By Charles Robinson and Jason Cole, Yahoo! Sports
January 4, 2008
Atlanta Falcons quarterback Michael Vick could be getting out of federal prison much earlier than anticipated after applying for a prison-monitored drug rehabilitation program and evidently being moved into the program in Leavenworth, Kan.
The program could have Vick out of prison by the end of this year and perhaps back in the NFL by the 2009 season.
A source confirmed to Yahoo! Sports on Friday that Vick has applied to the program, which is run only at the federal facility at Leavenworth. An official with the Federal Bureau of Prisons said Friday that Vick was being transported to Leavenworth.
Part of the reason Vick was given a 23-month sentence was that he failed a drug test for marijuana after pleading guilty to charges relating to dog fighting. Vick is expected to be held in a minimum security wing of the prison at Leavenworth. According to a federal source, Vick is currently in transit to a minimum security satellite prison that is under the jurisdiction of the Leavenworth facility.
Although it's unknown what the standards are for entrance to the drug rehabilitation program, two sources confirmed that Vick was eligible for it. An official at Leavenworth told Yahoo! Sports that Vick would have to spend a minimum of one month at the prison before qualifying for the program.
Calls and emails to Vick's attorney, Billy Martin, were not immediately returned Friday, and Assistant U.S. Attorney Michael Gill refused to comment on Vick's application.
"I can't confirm or deny anything on it," Gill said.
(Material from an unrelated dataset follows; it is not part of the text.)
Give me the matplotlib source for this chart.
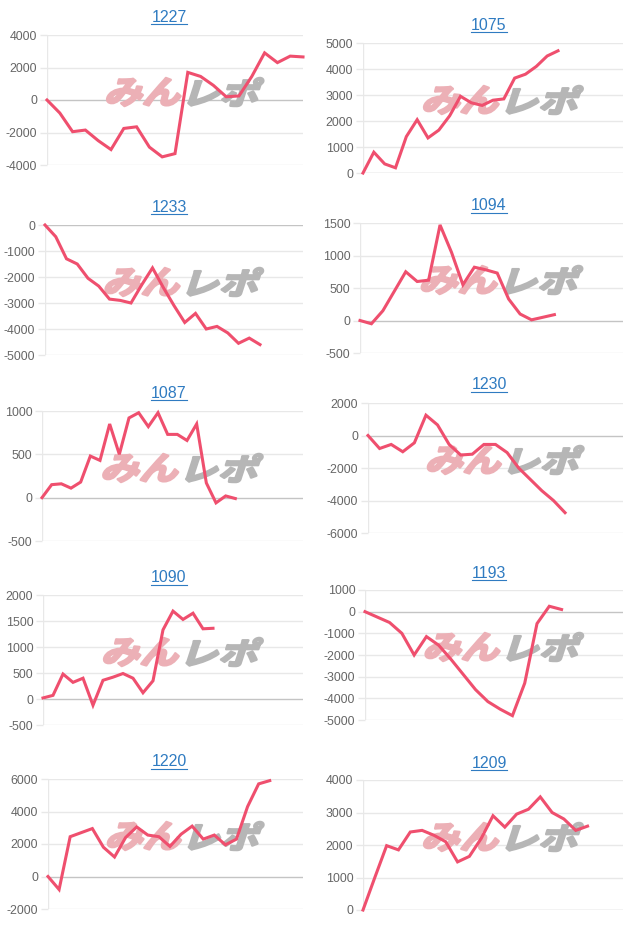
import matplotlib
matplotlib.use('Agg')
import matplotlib.pyplot as plt
from matplotlib.textpath import TextPath
from matplotlib.patches import PathPatch
from matplotlib.font_manager import FontProperties
from matplotlib.transforms import Affine2D
from matplotlib.lines import Line2D

W, H = 640, 931

# chart data (cumulative difference per day)
names = ['1227', '1075', '1233', '1094', '1087', '1230', '1090', '1193', '1220', '1209']

s1227 = [0, -800, -1950, -1850, -2500, -3050, -1750, -1650, -2900, -3500, -3300,
         1700, 1450, 900, 200, 250, 1450, 2900, 2300, 2700, 2650]
s1075 = [0, 800, 350, 200, 1400, 2050, 1350, 1650, 2200, 2950, 2700, 2600, 2800,
         2850, 3650, 3800, 4100, 4500, 4700]
s1233 = [0, -450, -1300, -1500, -2050, -2350, -2850, -2900, -3000, -2300, -1650,
         -2400, -3100, -3750, -3400, -4000, -3900, -4150, -4550, -4350, -4600]
s1094 = [0, -50, 150, 450, 750, 600, 620, 1470, 1050, 550, 820, 780, 730, 330,
         100, 10, 50, 90]
s1087 = [0, 150, 160, 110, 180, 480, 430, 850, 500, 920, 980, 820, 980, 730, 730,
         660, 850, 170, -60, 20, -10]
s1230 = [0, -800, -550, -1000, -450, 1250, 650, -550, -1200, -1150, -550, -550,
         -1050, -2000, -2700, -3400, -4000, -4750]
s1090 = [20, 70, 480, 320, 400, -120, 360, 420, 490, 400, 120, 350, 1330, 1690,
         1530, 1650, 1350, 1360]
s1193 = [0, -250, -500, -1000, -2000, -1150, -1550, -2200, -2900, -3600, -4150,
         -4500, -4800, -3300, -550, 250, 100]
s1220 = [0, -800, 2450, 2700, 2950, 1800, 1200, 2400, 3050, 2550, 2450, 1850, 2600,
         3100, 2300, 2550, 1950, 2300, 4300, 5700, 5900]
s1209 = [0, 1000, 1980, 1850, 2400, 2450, 2300, 2100, 1480, 1650, 2200, 2900, 2550,
         2950, 3100, 3480, 3000, 2800, 2450, 2580]

series = [s1227, s1075, s1233, s1094, s1087, s1230, s1090, s1193, s1220, s1209]
n_days = [21, 25, 25, 24, 28, 23, 27, 22, 24, 23]

y_min = [-4000, 0, -5000, -500, -500, -6000, -500, -5000, -2000, 0]
y_max = [4000, 5000, 0, 1500, 1000, 2000, 2000, 1000, 6000, 4000]
y_step = [2000, 1000, 1000, 500, 500, 2000, 500, 1000, 2000, 1000]

# layout in pixels
tops = [35, 43, 225, 223, 411, 403, 595, 590, 779, 780]
lefts = [47, 363, 45, 360, 42, 368, 43, 365, 48, 363]
title_y = [17, 25, 207, 206, 393, 385, 578, 573, 762, 763]
plot_h = 130

line_color = '#ef4f6e'
grid_color = '#e8e8e8'
zero_color = '#c4c4c4'
label_color = '#666666'
title_color = '#2f7bc1'

plt.rcParams['font.family'] = ['Liberation Sans', 'DejaVu Sans']

fig = plt.figure(figsize=(W / 100, H / 100), dpi=100)
fig.patch.set_facecolor('white')

px = Affine2D().scale(1 / W, 1 / H) + fig.transFigure
jp = FontProperties(family='Noto Sans CJK JP', weight='bold')


def watermark(ax, x0, y_top, w):
    # pink "みん" + grey "レポ", slanted like the site logo
    parts = [('みん', '#ecb0b6', 0.0, 0.47), ('レポ', '#b6b6b6', 0.52, 1.0)]
    for txt, col, a, b in parts:
        path = TextPath((0, 0), txt, size=10, prop=jp)
        path = Affine2D().skew_deg(14, 0).transform_path(path)
        bb = path.get_extents()
        tx = x0 + a * w
        tw = (b - a) * w
        th = 28
        tr = (Affine2D().translate(-bb.x0, -bb.y0)
              .scale(tw / bb.width, th / bb.height)
              .translate(tx, H - y_top - th))
        patch = PathPatch(tr.transform_path(path), facecolor=col, edgecolor=col,
                          lw=1.8, joinstyle='round', transform=px, zorder=1.5,
                          clip_on=False)
        ax.add_artist(patch)


titles = []
for i, name in enumerate(names):
    col = i % 2
    left = lefts[i]
    right = 303 if col == 0 else 623
    top = tops[i]
    ax = fig.add_axes([left / W, 1 - (top + plot_h) / H, (right - left) / W, plot_h / H])
    vals = series[i]
    ax.plot(range(len(vals)), vals, color=line_color, lw=2.2, zorder=3,
            solid_joinstyle='miter', clip_on=False)
    ax.set_xlim(0, n_days[i] - 1)
    ax.set_ylim(y_min[i], y_max[i])
    ticks = list(range(y_min[i], y_max[i] + 1, y_step[i]))
    ax.set_yticks(ticks)
    ax.set_yticklabels([str(t) for t in ticks])
    ax.set_xticks([])
    for sp in ax.spines.values():
        sp.set_visible(False)
    for t in ticks:
        ax.axhline(t, color=zero_color if t == 0 else grid_color, lw=1, zorder=1)
    ax.axvline(0, color=grid_color, lw=1, zorder=1)
    ax.tick_params(axis='y', length=5, width=1, color=grid_color,
                   labelcolor=label_color, labelsize=8.9, pad=2)
    watermark(ax, left + 0.235 * (right - left), top + 43, 0.61 * (right - left))

    tx = 169 if col == 0 else 489
    t = fig.text(tx / W, 1 - title_y[i] / H, name, ha='center', va='center',
                 fontsize=11.5, color=title_color)
    titles.append(t)

# underline the titles (they are links on the page)
fig.canvas.draw()
renderer = fig.canvas.get_renderer()
for t in titles:
    bb = t.get_window_extent(renderer)
    y = bb.y0 + 0.5
    fig.add_artist(Line2D([bb.x0 / W, bb.x1 / W], [y / H, y / H],
                          color=title_color, lw=0.8, transform=fig.transFigure))

fig.savefig('out.png', dpi=100)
As it stands, Vick's 23-month prison term could translate to a release in the summer of 2009, putting his attempts at a return to the NFL for that season in jeopardy. But if Vick were to be released in late 2008 or early 2009, his opportunity to return to the league after missing only two seasons would be boosted significantly. Members of Vick's camp continue to hope that NFL commissioner Roger Goodell will decline to tack on a lengthy suspension following Vick's release from prison.
Humane Society investigator John Goodwin expressed moderate dismay at the news Vick might get out earlier.
"At the time that he was sentenced, I and a lot of other people who watched this case felt Vick received a fair sentence," Goodwin said. "If this really happens, that he's able to get out in what's basically half the time, I think there's going to be a lot of outrage about the whole situation.
"It's just another example of big money allowing someone to get away with something the rest of society couldn't."